Collaboration platforms that bridge linguistics, production, and engineering are invaluable. Shared workspaces hold glossaries, style guides, and reference materials so teams can consult consistently. Comment threads tied to specific strings help focus feedback and preserve context. Versioned asset packages ensure translators work with the latest approvals, and automated checks catch anomalies early. Integrations with subtitle editors enable near real-time validation of line length and timing against the target language. Regular demonstrations show stakeholders how updates impact the end user, reinforcing their stake in maintaining high quality standards.
Metrics-driven approaches translate coordination into measurable outcomes. Track key indicators such as translation lead time, acceptance rate of terms, and the frequency of style deviations flagged during QA. Monitor the rate at which glossary terms are updated and the time to implement changes across languages. Use sentiment and comprehension assessments from viewer tests to quantify readability and cultural resonance. Share dashboards with executives and team members to reinforce accountability and celebrate improvements. Continuous improvement becomes a collective responsibility when everyone sees how their work affects audience experience.

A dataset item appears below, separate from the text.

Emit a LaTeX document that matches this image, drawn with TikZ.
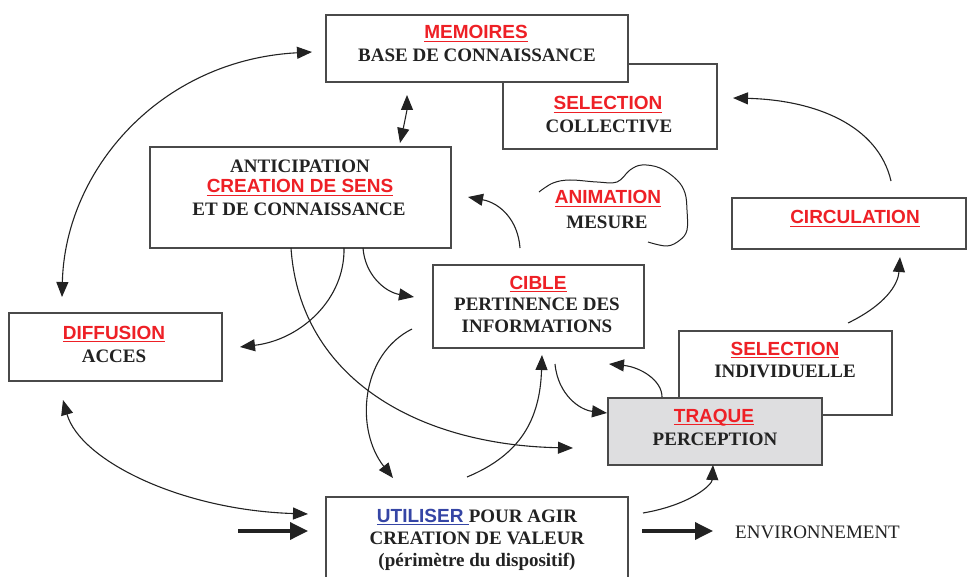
\documentclass[tikz,border=0pt]{standalone}
\usepackage{fontspec}
\setmainfont{Liberation Serif}
\setsansfont{Liberation Sans}
\usetikzlibrary{arrows.meta}
\definecolor{redt}{HTML}{EE2026}
\definecolor{bluet}{HTML}{3545A5}
\definecolor{ink}{HTML}{222222}
\definecolor{boxline}{HTML}{4A4A4A}
\definecolor{traquefill}{HTML}{DEDEE0}
\newcommand\myul[1]{\setbox0\hbox{#1}\rlap{\raisebox{-3.2pt}{\rule{\wd0}{1.3pt}}}\box0}
\begin{document}
\begin{tikzpicture}[x=1pt,y=-1pt,
  box/.style={draw=boxline,line width=1.2pt,fill=white,inner sep=0pt,outer sep=0pt},
  rt/.style={anchor=base,inner sep=0pt,text=redt,font=\fontsize{19}{22}\selectfont\sffamily\bfseries},
  bt/.style={anchor=base,inner sep=0pt,text=ink,font=\fontsize{19}{22}\selectfont\bfseries},
  nt/.style={anchor=base west,inner sep=0pt,text=ink,font=\fontsize{19}{22}\selectfont},
  tipa/.tip={Triangle[length=15pt,width=12pt]},
  conn/.style={draw=ink,line width=1.1pt,-tipa},
  conntwo/.style={draw=ink,line width=1.1pt,tipa-tipa},
  fatarrow/.style={draw=ink,line width=3.5pt,-{Triangle[length=18pt,width=17pt]}}
]
\useasboundingbox (0,0) rectangle (968,577);
\clip (0,0) rectangle (968,577);

% boxes
\node[box,minimum width=214pt,minimum height=85pt] (selc) at (610,106.5) {};
\node[box,minimum width=302pt,minimum height=67pt] (mem) at (477,48.5) {};
\node[box,minimum width=301pt,minimum height=101pt] (ant) at (300.5,197.5) {};
\node[box,minimum width=234pt,minimum height=51pt] (circ) at (849,223.5) {};
\node[box,minimum width=211pt,minimum height=83pt] (cible) at (538.5,306.5) {};
\node[box,minimum width=213pt,minimum height=68pt] (diff) at (115.5,347) {};
\node[box,minimum width=213pt,minimum height=84pt] (seli) at (785.5,373) {};
\node[box,fill=traquefill,minimum width=214pt,minimum height=67pt] (traq) at (715,431.5) {};
\node[box,minimum width=302pt,minimum height=93pt] (util) at (477,543.5) {};

% texts
\node[rt] (tmem1) at (476,39) {\myul{MEMOIRES}};
\node[bt] (tmem2) at (477,62) {BASE DE CONNAISSANCE};
\node[rt] (tselc1) at (608,110) {\myul{SELECTION}};
\node[bt] (tselc2) at (609,133) {COLLECTIVE};
\node[bt] (tant1) at (300,173) {ANTICIPATION};
\node[rt] (tant2) at (300,193) {\myul{CREATION DE SENS}};
\node[bt] (tant3) at (299,216) {ET DE CONNAISSANCE};
\node[rt] (tani1) at (608,204) {\myul{ANIMATION}};
\node[bt] (tani2) at (607,229) {MESURE};
\node[rt] (tcirc) at (855,224) {\myul{CIRCULATION}};
\node[rt] (tcib1) at (538,289) {\myul{CIBLE}};
\node[bt] (tcib2) at (537,310) {PERTINENCE DES};
\node[bt] (tcib3) at (537,332) {INFORMATIONS};
\node[rt] (tdif1) at (114,339) {\myul{DIFFUSION}};
\node[bt] (tdif2) at (114,362) {ACCES};
\node[rt] (tsel1) at (785,355) {\myul{SELECTION}};
\node[bt] (tsel2) at (785,377) {INDIVIDUELLE};
\node[rt] (ttra1) at (714,422) {\myul{TRAQUE}};
\node[bt] (ttra2) at (715,445) {PERCEPTION};
\node[bt] (tuti1) at (477,522) {{\color{bluet}\fontsize{19}{22}\selectfont\sffamily\bfseries\myul{UTILISER\ }}POUR AGIR};
\node[bt] (tuti2) at (477,544) {CREATION DE VALEUR};
\node[bt] (tuti3) at (477,566) {(périmètre du dispositif)};
\node[nt] (tenv) at (735,538) {ENVIRONNEMENT};

% animation outline
\draw[ink,line width=1pt] plot[smooth,tension=0.6] coordinates {
 (539,192) (553,183) (570,180) (597,182) (617,182) (630,170) (642,165)
 (660,168) (677,180) (685,193) (687,210) (687,230) (680,240) (667,246) (648,242)};

% connector end points
\coordinate (a1s) at (62,297);  \coordinate (a1e) at (312,52);
\coordinate (a2s) at (400,143); \coordinate (a2e) at (407,95);
\coordinate (a3s) at (891,181); \coordinate (a3e) at (733,98);
\coordinate (a4s) at (848,323); \coordinate (a4e) at (900,257);
\coordinate (a5s) at (520,248); \coordinate (a5e) at (468,197);
\coordinate (a6s) at (291,248); \coordinate (a6e) at (573,448);
\coordinate (a7s) at (344,248); \coordinate (a7e) at (240,347);
\coordinate (a8s) at (363,248); \coordinate (a8e) at (414,297);
\coordinate (a9s) at (412,329); \coordinate (a9e) at (393,478);
\coordinate (a10s) at (467,477); \coordinate (a10e) at (542,355);
\coordinate (a11s) at (555,364); \coordinate (a11e) at (607,413);
\coordinate (a12s) at (662,397); \coordinate (a12e) at (609,364);
\coordinate (a13s) at (643,513); \coordinate (a13e) at (713,465);
\coordinate (a14s) at (63,400);  \coordinate (a14e) at (308,514);
\coordinate (a15s) at (238,531); \coordinate (a15e) at (308,531);
\coordinate (a16s) at (642,531); \coordinate (a16e) at (713,531);

% connectors
\draw[conntwo] (a1s) .. controls (65,170) and (160,60) .. (a1e);
\draw[conntwo] (a2s) .. controls (404,125) and (407,110) .. (a2e);
\draw[conn] (a3s) .. controls (878,125) and (815,100) .. (a3e);
\draw[conn] (a4s) .. controls (885,305) and (898,285) .. (a4e);
\draw[conn] (a5s) .. controls (518,220) and (500,203) .. (a5e);
\draw[conn] (a6s) .. controls (300,380) and (420,445) .. (a6e);
\draw[conn] (a7s) .. controls (345,300) and (300,340) .. (a7e);
\draw[conn] (a8s) .. controls (365,275) and (385,292) .. (a8e);
\draw[conn] (a9s) .. controls (360,355) and (355,430) .. (a9e);
\draw[conn] (a10s) .. controls (520,455) and (540,420) .. (a10e);
\draw[conn] (a11s) .. controls (558,395) and (580,410) .. (a11e);
\draw[conn] (a12s) .. controls (662,380) and (640,367) .. (a12e);
\draw[conn] (a13s) .. controls (690,505) and (712,485) .. (a13e);
\draw[conntwo] (a14s) .. controls (80,460) and (180,510) .. (a14e);
\draw[fatarrow] (a15s) -- (a15e);
\draw[fatarrow] (a16s) -- (a16e);
\end{tikzpicture}
\end{document}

Training programs underpin long-term consistency and confidence. Onboarding should immerse new hires in the glossary, the style guide, and the rationale behind established norms. Refresher sessions reinforce best practices, introduce updates, and clarify any regional nuances. Hands-on exercises, such as translating sample scenes and defending choices in review sessions, build practical judgment. Encourage mentors among senior editors and linguists who can model meticulous attention to tone and accuracy. Documentation of lessons learned from each release helps prevent repeat mistakes and accelerates ramp-up for upcoming projects.
Finally, a culture of shared ownership sustains alignment beyond individual campaigns. Emphasize that subtitle and localization decisions affect accessibility, viewer satisfaction, and brand integrity across markets. Celebrate collaborative problem solving and recognize contributions from all disciplines, from linguistics to engineering. Build rituals that keep teams aligned—retrospectives after releases, quarterly glossary reviews, and yearly style audits. By treating localization as a dynamic, crossfunctional ecosystem rather than a series of isolated tasks, organizations can deliver subtitles that feel native to every audience while faithfully representing the original content.